対応困難事例、家族問題担当ソーシャルワーカーとして約20年間、特別養護老人ホームの業務アドバイザーを約10年間務める。2000年から日本高齢者虐待防止センターの活動に参加し、高齢者虐待に関する研究、実践、教育に取り組む。自治体の高齢者虐待防止に関する委員会委員や対応チームのスーパーバイザーを歴任。著書に、『高齢者虐待防止トレーニングブック-発見・援助から予防まで』(共著、中央法規出版)、『介護サービスの基礎知識』(共著、自由国民社)、『障害者虐待』(共著、中央法規出版)などがある。

コロナ禍由来の社会的虐待

 私は、ブログを書くときに少なからずコロナ禍ネタに頼ってきましたから、内心では記事の内容が偏ることを恐れていました。しかし、3回目の緊急事態宣言の発出とその延長、ワクチン接種の遅れ、東京五輪開催の是非など、関連のニュースで大賑わいなので、その誘惑に負けることにしました。

 今回のテーマは、「コロナ禍強者・弱者の格差や対立」です。しかし、ここで言う強者・弱者は、全人的な意味ではなく、あくまでも、コロナ禍に対して強い者と弱い者という意味です。また、格差や対立については、営業の自粛と補償金をめぐる格差や対立、ワクチン接種をめぐる格差、五輪開催の是非をめぐる対立など、たくさんのものを含んでいます。

 そして、この格差や対立が先鋭化してきているように思えて気になった次第ですが、「社会的虐待」という言葉を思い出しました。虐待防止三法が施行されている現在、虐待者といえば養護者や保護者、従事者、使用者ですが、社会的虐待は「社会そのものが虐待している」ような事象を意味します。極端に言うと「虐待防止法のない社会は、社会が虐待しているに等しい」というような考え方です。

 むろん、「社会そのものが虐待している」というだけでは、漠然とし過ぎています。しかし、組織のあり方としても問題がある学校や職場におけるいじめやハラスメント、SNSをはじめとするネット社会での誹謗中傷の問題など、具体的な事例が数多く顕在化してきているので、漠然とした社会的虐待も、そのリアルさは増してきたように思います。
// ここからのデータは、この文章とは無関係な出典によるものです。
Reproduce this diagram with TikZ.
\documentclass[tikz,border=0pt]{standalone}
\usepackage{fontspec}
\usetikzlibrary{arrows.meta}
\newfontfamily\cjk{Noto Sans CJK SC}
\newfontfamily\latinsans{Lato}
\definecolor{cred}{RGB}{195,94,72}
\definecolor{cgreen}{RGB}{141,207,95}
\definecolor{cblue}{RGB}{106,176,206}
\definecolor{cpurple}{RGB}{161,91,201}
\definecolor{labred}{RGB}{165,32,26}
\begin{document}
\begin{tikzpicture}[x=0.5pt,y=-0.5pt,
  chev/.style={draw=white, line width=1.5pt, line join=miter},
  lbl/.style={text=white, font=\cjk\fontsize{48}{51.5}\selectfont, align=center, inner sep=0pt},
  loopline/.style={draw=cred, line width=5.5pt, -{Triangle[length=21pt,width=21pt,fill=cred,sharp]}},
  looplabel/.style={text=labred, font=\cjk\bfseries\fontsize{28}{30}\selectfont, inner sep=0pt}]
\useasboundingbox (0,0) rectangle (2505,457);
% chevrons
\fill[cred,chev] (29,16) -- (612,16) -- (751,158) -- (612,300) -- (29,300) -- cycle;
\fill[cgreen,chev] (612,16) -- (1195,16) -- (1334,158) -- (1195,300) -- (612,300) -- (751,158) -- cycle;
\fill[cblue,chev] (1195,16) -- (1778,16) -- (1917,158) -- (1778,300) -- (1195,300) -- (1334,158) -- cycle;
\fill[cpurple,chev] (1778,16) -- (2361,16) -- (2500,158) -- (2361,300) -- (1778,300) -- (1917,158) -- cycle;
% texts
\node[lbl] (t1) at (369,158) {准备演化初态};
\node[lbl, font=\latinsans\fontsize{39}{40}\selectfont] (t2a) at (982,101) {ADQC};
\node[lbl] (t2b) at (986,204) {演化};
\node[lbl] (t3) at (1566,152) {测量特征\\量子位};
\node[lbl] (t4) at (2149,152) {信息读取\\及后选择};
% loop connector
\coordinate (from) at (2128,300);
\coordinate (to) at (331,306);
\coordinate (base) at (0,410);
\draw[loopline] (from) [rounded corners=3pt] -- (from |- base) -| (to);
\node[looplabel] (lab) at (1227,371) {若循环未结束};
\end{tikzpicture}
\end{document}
 そして私には、格差の下位にある人々や対立に負けた人々、すなわちコロナ禍弱者たちはおしなべて、被虐待者同様の被害に遭っているようにみえるわけです。営業できないうえに補償もろくにして貰えない事業者なら経済的虐待、支援がなく予約もできずにワクチン接種が遅れる高齢者ならネグレクト、出場辞退や開催中止に「声を上げろ」と迫られる五輪選手なら心理的虐待、でしょうか。

 一方、自粛要請を無視して営業を続けて大儲けしたり補償金太りしたりする事業者、支援が手厚くいち早くワクチン接種できる高齢者、匿名をよいことに言いたい放題のネット投稿者などは、コロナ禍強者だと言えます。しかし当然、コロナ禍でなければ、弱者も強者もありません。
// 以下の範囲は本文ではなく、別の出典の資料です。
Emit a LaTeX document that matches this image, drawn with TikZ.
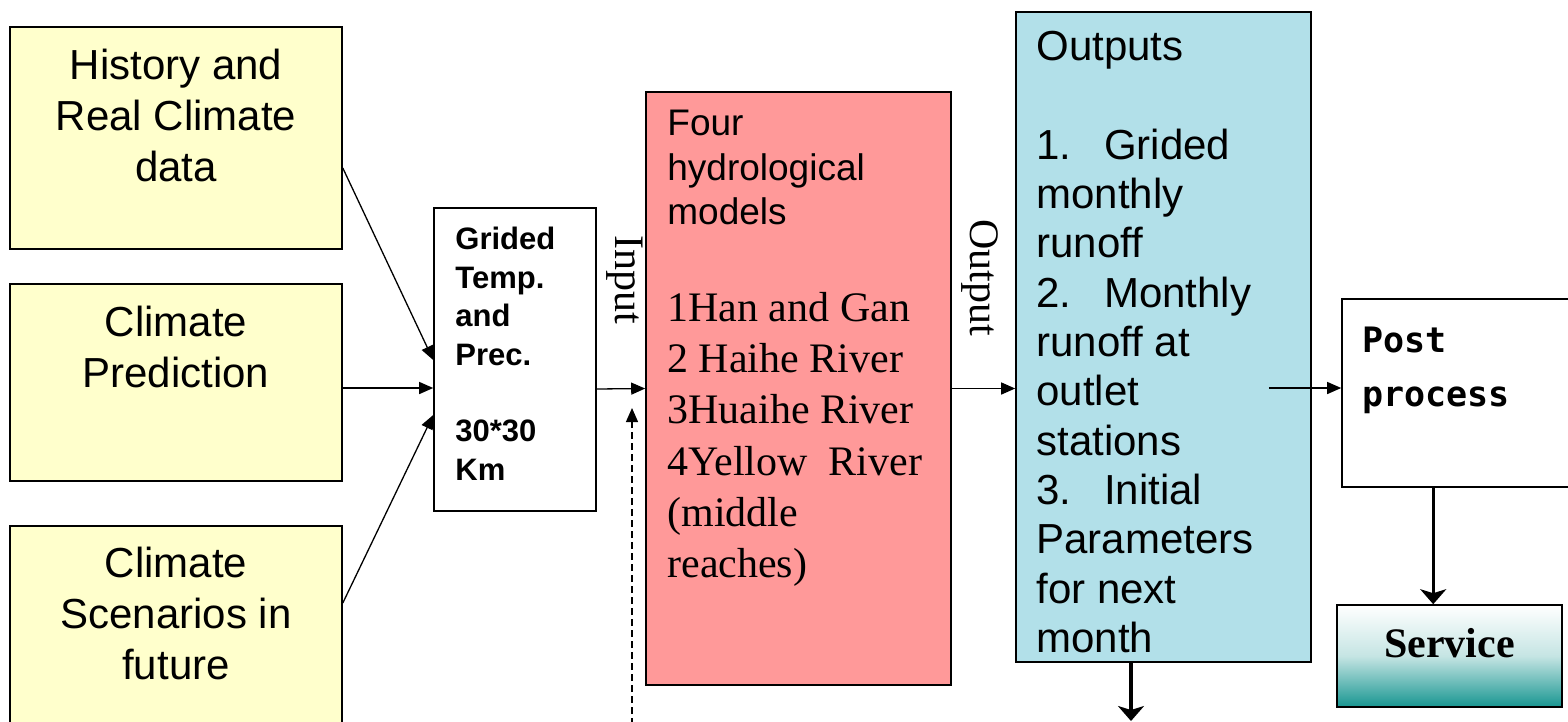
\documentclass[tikz,border=0pt]{standalone}
\usepackage{fontspec}
\setmainfont{Liberation Sans}
\newfontfamily\serifface{Liberation Serif}
\newfontfamily\monoface{DejaVu Sans Mono}
\usetikzlibrary{arrows.meta, positioning, calc}

\definecolor{climyellow}{RGB}{255,255,204}
\definecolor{modelred}{RGB}{255,153,153}
\definecolor{outblue}{RGB}{178,224,233}
\definecolor{srvteal}{RGB}{24,150,145}

\begin{document}
\begin{tikzpicture}[
  x=1pt, y=-1pt,
  box/.style     = {rectangle, draw=black, line width=1.6pt, inner sep=0pt},
  ybox/.style    = {box, fill=climyellow, minimum width=332pt},
  ytext/.style   = {align=center, inner sep=0pt, font=\fontsize{42}{51}\selectfont},
  gtext/.style   = {align=left, inner sep=0pt, font=\fontsize{31}{38.4}\selectfont\bfseries},
  stext/.style   = {align=left, inner sep=0pt, font=\fontsize{37}{44.5}\selectfont},
  rtext/.style   = {align=left, inner sep=0pt, font=\fontsize{42}{51.2}\selectfont\serifface},
  otext/.style   = {align=left, inner sep=0pt, font=\fontsize{42}{49.3}\selectfont},
  ptext/.style   = {align=left, inner sep=0pt, font=\fontsize{35}{54}\selectfont\monoface\bfseries},
  vlabel/.style  = {inner sep=0pt, rotate=-90, font=\fontsize{42}{50}\selectfont\serifface},
  arr/.style     = {-{Triangle[length=14pt, width=12pt]}, black, line width=1.3pt},
  bigarr/.style  = {-{Stealth[length=15pt, width=26pt, inset=4pt]}, black, line width=3.2pt}
]
\clip (0,0) rectangle (1568,721);
\fill[white] (0,0) rectangle (1568,721);

\node[ybox, minimum height=222pt] (hist) at (176,138) {};
\node[ybox, minimum height=197pt] (pred) at (176,382.5) {};
\node[ybox, minimum height=240pt] (scen) at (176,646) {};
\node[ytext] (histtxt) [below=23pt of hist.north] {History and\\Real Climate\\data};
\node[ytext] (predtxt) [below=23pt of pred.north] {Climate\\Prediction};
\node[ytext] (scentxt) [below=22pt of scen.north] {Climate\\Scenarios in\\future};

\node[box, fill=white, minimum width=162pt, minimum height=303pt] (grid) at (515,359.5) {};
\node[gtext] (gridtxt) [below right=20pt and 22pt of grid.north west]
  {Grided\\Temp.\\and\\Prec.\\[38.4pt]30*30\\Km};

\node[box, fill=modelred, minimum width=305pt, minimum height=593pt] (red) at (798.5,388.5) {};
\node[stext] (redhead) [below right=19pt and 22pt of red.north west] {Four\\hydrological\\models};
\node[rtext] (redlist) [below right=201pt and 22pt of red.north west]
  {1Han and Gan\\2 Haihe River\\3Huaihe River\\4Yellow\ \ River\\(middle\\reaches)};

\node[box, fill=outblue, minimum width=295pt, minimum height=650pt] (outs) at (1163.5,337) {};
\node[otext] (outstxt) [below right=20pt and 21pt of outs.north west]
  {Outputs\\[49.3pt]1.\enskip\ Grided\\monthly\\runoff\\2.\enskip\ Monthly\\runoff at\\outlet\\stations\\3.\enskip\ Initial\\Parameters\\for next\\month};

\node[box, fill=white, minimum width=238pt, minimum height=188pt] (post) at (1461,393) {};
\node[ptext] (posttxt) [below right=28.5pt and 21pt of post.north west] {Post\\process};

\node[box, top color=white, bottom color=srvteal, middle color=srvteal!25,
      minimum width=225pt, minimum height=102pt] (srv) at (1449.5,656) {};
\node[anchor=base, inner sep=0pt, font=\fontsize{42}{50}\selectfont\serifface\bfseries]
  (srvtxt) at ([yshift=-1pt]srv.center) {Service};

\node[vlabel] (inlbl)  at (625,280) {Input};
\node[vlabel] (outlbl) at (980,278) {Output};

\coordinate (fbstart) at (632,725);
\coordinate (fbend)   at (632,408);
\coordinate (psdown)  at ([xshift=92pt]post.south west);
\coordinate (outsend) at (1131,721);

\draw[arr] ([yshift=-30pt]hist.east)  -- ([yshift=-0.5pt]grid.west);
\draw[arr] ([yshift=-5.5pt]pred.east) -- ([yshift=-28.5pt]grid.west);
\draw[arr] ([yshift=43pt]scen.east)   -- ([yshift=-55.5pt]grid.west);
\draw[arr] ([yshift=-29.5pt]grid.east) -- (red.west);
\draw[arr, dash pattern=on 7pt off 4pt] (fbstart) -- (fbend);
\draw[arr] (red.east) -- (red.east -| outs.west);
\draw[arr] ($(outs.east |- post.west)+(-43,-5)$) -- ([yshift=5pt]post.west);
\draw[bigarr] (psdown) -- (psdown |- srv.north);
\draw[bigarr] (outsend |- outs.south) -- (outsend);

\end{tikzpicture}
\end{document}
 ですから、コロナ禍弱者が被虐待者同様の状態にあるとしても、虐待者はコロナ禍強者だとする構図は当てはまりません。私は、これはまさに社会的虐待と呼ぶに相応しい状況であって、この「社会そのものが虐待している」状況を解消することこそ、真の意味で新型コロナウイルス問題を乗り越えることに他ならない、と考えます。

 私たち哺乳類の今の繁栄は、ウイルスに感染しその遺伝子を真似たためだといいます。子どもを育むのに欠かせない母親の胎盤に多様性を持たせることができるようになったからです。社会的虐待の解消は必ず私たちの後世の繁栄につながる、と祈らざるを得ません。